Por mais que pareça antiquado, o debate a respeito dos aspectos funcionais do vestuário tem alimentado a indústria da moda em pleno século XXI. Explicando melhor, na disputa conceitual entre forma e função, o primeiro até agora tinha levado vantagem no que se refere ao design de produtos de moda.
Ao se tratar especificamente do produto roupa, via de regra os lançamentos têm destacado os aspectos relacionados ao conteúdo criativo das peças em detrimento ao tecnológico. Mas, por questões de sobrevivência estratégica da indústria europeia, essa prática parece estar com os dias contados.
Nas últimas décadas, mudanças substanciais ocorreram nos parques industriais têxteis nacionais, tendo como maior consequência, a concentração de fabricantes de roupas na Ásia, onde a China se tornou a líder mundial. Até aí, nada de novo.
O fato é que a indústria europeia, tradicionalmente lançadora de moda e tendências de consumo, ao fazer o balanço das suas perdas, mudou o foco do desenvolvimento de produtos para peças cada vez mais complexas e para consumidores específicos.
Países como Itália, Alemanha e França passaram a investir em produtos conhecidos como “têxteis técnicos” para não perder sua importância mundial e escapar da crise de competitividade com os produtos ditos “convencionais”.
Na verdade, a estratégia do negócio é aquela que persegue a superior capacidade na criação e inovação, se distanciando dos produtos genéricos: perde-se em escala de produção, mas ganha-se no valor agregado ao produto. E estimula-se o reconhecimento do ganho que o usuário pode ter ao vestir roupa funcional.
Os exemplos podem ser relacionados com conceitos dos mais tradicionais possíveis, como roupas à prova de fogo para bombeiros, misturados com o conceito dos tecidos inteligentes, aqueles que oferecem algo que melhora o desempenho ou o conforto de quem o usa. E recorre-se até a teoria da motivação das roupas de Flügel, que sugere a proteção como um dos primeiros motivos para a humanidade se cobrir.
Roupas funcionais é diferencial na produção de vestuário/ Reprodução
Segundo o representante do Clubtex, uma associação de negócios têxteis técnicos do norte da França, há uma enorme diferença entre a indústria têxtil convencional e a indústria têxtil técnica: a primeira define o seu consumidor e cria a sua moda, enquanto que a segunda deve responder a demandas específicas e funcionais oriundas do próprio consumidor. E esse processo exige alto investimento em pesquisa e desenvolvimento.

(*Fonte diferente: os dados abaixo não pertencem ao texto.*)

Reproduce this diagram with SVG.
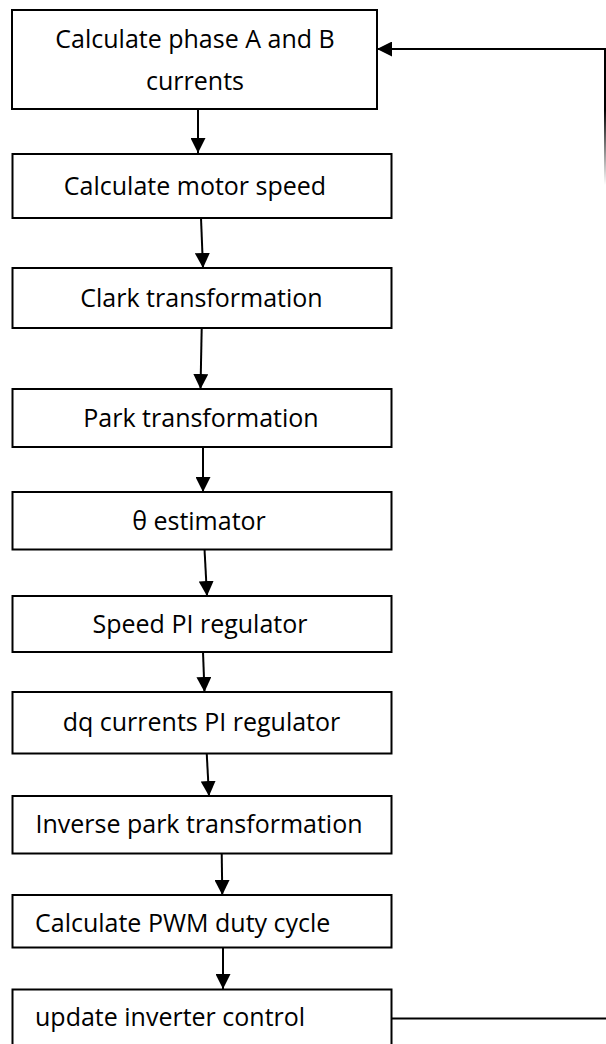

Ou seja, empresas fortes internamente com capacidade de inovação tecnológica e empresas fortes externamente para manter o canal de comunicação direta com os consumidores. Para isso, a agenda deve incluir Jornadas Científicas, Encontros, Conferências, além das tradicionais feiras e rodadas de negócios.
Em breve, aquela roupa sem muita graça, mas necessária para atividades complexas, seja pela segurança oferecida, seja pelo aumento de desempenho que ela proporciona, trará cada vez mais elementos de moda. Além disso, prevê-se o estímulo ao uso de roupas desenvolvidas dentro do conceito de têxteis técnicos para as atividades ditas “cotidianas” realizadas pelos consumidores comuns.
O desafio para o novo filão será se tornar significativamente popular, pois os benefícios oferecidos por essas roupas podem efetivamente melhorar a qualidade de vida de muita gente. Resta saber quantos consumidores estão dispostos a pagar mais por isso.
Vale a pena acompanhar essa re-evolução.